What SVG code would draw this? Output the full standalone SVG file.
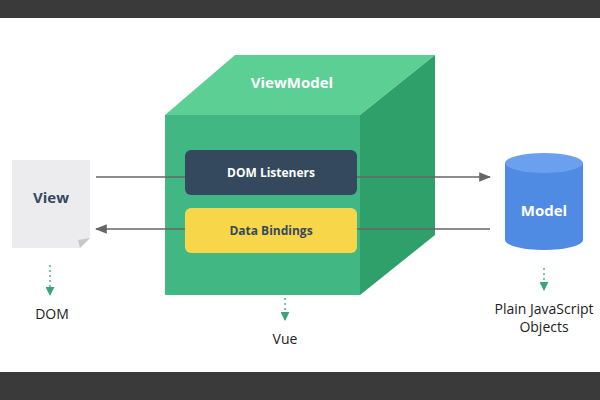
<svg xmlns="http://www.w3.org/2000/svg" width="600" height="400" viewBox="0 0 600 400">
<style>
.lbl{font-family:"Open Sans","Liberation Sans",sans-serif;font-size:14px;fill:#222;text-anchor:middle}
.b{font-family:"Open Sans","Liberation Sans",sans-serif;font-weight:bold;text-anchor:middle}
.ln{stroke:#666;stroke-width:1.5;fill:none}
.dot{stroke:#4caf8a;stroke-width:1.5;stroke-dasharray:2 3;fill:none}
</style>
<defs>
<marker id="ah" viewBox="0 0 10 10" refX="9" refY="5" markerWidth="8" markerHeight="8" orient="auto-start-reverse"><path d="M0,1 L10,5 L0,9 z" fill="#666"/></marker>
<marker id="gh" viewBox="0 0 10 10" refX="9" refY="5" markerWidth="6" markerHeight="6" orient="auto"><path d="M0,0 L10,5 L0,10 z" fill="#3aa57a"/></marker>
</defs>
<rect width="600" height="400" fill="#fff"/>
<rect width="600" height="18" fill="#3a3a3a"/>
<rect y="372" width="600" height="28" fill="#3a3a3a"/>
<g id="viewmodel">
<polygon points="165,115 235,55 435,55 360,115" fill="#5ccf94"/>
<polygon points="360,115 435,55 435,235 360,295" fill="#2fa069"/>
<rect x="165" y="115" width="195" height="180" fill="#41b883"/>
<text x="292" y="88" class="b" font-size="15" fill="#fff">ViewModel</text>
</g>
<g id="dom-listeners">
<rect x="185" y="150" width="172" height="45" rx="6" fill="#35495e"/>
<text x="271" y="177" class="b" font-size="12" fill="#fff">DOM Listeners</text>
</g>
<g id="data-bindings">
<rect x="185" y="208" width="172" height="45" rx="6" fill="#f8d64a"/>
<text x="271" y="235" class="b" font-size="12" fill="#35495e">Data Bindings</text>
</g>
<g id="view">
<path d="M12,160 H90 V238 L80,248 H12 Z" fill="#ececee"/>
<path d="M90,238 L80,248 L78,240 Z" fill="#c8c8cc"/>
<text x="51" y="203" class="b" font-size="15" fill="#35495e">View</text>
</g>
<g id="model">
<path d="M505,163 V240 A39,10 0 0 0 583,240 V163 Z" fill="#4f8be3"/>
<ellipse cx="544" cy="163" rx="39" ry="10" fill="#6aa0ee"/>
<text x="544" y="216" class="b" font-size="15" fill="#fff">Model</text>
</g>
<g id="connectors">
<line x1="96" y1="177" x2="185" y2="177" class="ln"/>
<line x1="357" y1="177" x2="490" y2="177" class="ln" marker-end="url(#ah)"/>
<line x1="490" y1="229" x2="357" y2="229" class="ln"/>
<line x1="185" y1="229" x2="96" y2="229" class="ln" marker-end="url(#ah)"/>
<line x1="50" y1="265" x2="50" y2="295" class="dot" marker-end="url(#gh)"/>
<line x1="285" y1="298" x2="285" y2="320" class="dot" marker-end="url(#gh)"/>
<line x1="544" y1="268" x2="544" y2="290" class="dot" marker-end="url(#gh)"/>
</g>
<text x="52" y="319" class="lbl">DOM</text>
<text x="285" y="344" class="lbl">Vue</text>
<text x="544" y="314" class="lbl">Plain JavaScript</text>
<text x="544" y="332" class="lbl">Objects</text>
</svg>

STATED EXERCISE -
Omit every picture while copying the listing above exactly.

TASK RESPONSE -
What SVG code would draw this? Output the full standalone SVG file.
<svg xmlns="http://www.w3.org/2000/svg" width="600" height="400" viewBox="0 0 600 400">
<style>
.lbl{font-family:"Open Sans","Liberation Sans",sans-serif;font-size:14px;fill:#222;text-anchor:middle}
.b{font-family:"Open Sans","Liberation Sans",sans-serif;font-weight:bold;text-anchor:middle}
.ln{stroke:#666;stroke-width:1.5;fill:none}
.dot{stroke:#4caf8a;stroke-width:1.5;stroke-dasharray:2 3;fill:none}
</style>
<defs>
<marker id="ah" viewBox="0 0 10 10" refX="9" refY="5" markerWidth="8" markerHeight="8" orient="auto-start-reverse"><path d="M0,1 L10,5 L0,9 z" fill="#666"/></marker>
<marker id="gh" viewBox="0 0 10 10" refX="9" refY="5" markerWidth="6" markerHeight="6" orient="auto"><path d="M0,0 L10,5 L0,10 z" fill="#3aa57a"/></marker>
</defs>
<rect width="600" height="400" fill="#fff"/>
<rect width="600" height="18" fill="#3a3a3a"/>
<rect y="372" width="600" height="28" fill="#3a3a3a"/>
<g id="viewmodel">
<polygon points="165,115 235,55 435,55 360,115" fill="#5ccf94"/>
<polygon points="360,115 435,55 435,235 360,295" fill="#2fa069"/>
<rect x="165" y="115" width="195" height="180" fill="#41b883"/>
<text x="292" y="88" class="b" font-size="15" fill="#fff">ViewModel</text>
</g>
<g id="dom-listeners">
<rect x="185" y="150" width="172" height="45" rx="6" fill="#35495e"/>
<text x="271" y="177" class="b" font-size="12" fill="#fff">DOM Listeners</text>
</g>
<g id="data-bindings">
<rect x="185" y="208" width="172" height="45" rx="6" fill="#f8d64a"/>
<text x="271" y="235" class="b" font-size="12" fill="#35495e">Data Bindings</text>
</g>
<g id="view">
<path d="M12,160 H90 V238 L80,248 H12 Z" fill="#ececee"/>
<path d="M90,238 L80,248 L78,240 Z" fill="#c8c8cc"/>
<text x="51" y="203" class="b" font-size="15" fill="#35495e">View</text>
</g>
<g id="model">
<path d="M505,163 V240 A39,10 0 0 0 583,240 V163 Z" fill="#4f8be3"/>
<ellipse cx="544" cy="163" rx="39" ry="10" fill="#6aa0ee"/>
<text x="544" y="216" class="b" font-size="15" fill="#fff">Model</text>
</g>
<g id="connectors">
<line x1="96" y1="177" x2="185" y2="177" class="ln"/>
<line x1="357" y1="177" x2="490" y2="177" class="ln" marker-end="url(#ah)"/>
<line x1="490" y1="229" x2="357" y2="229" class="ln"/>
<line x1="185" y1="229" x2="96" y2="229" class="ln" marker-end="url(#ah)"/>
<line x1="50" y1="265" x2="50" y2="295" class="dot" marker-end="url(#gh)"/>
<line x1="285" y1="298" x2="285" y2="320" class="dot" marker-end="url(#gh)"/>
<line x1="544" y1="268" x2="544" y2="290" class="dot" marker-end="url(#gh)"/>
</g>
<text x="52" y="319" class="lbl">DOM</text>
<text x="285" y="344" class="lbl">Vue</text>
<text x="544" y="314" class="lbl">Plain JavaScript</text>
<text x="544" y="332" class="lbl">Objects</text>
</svg>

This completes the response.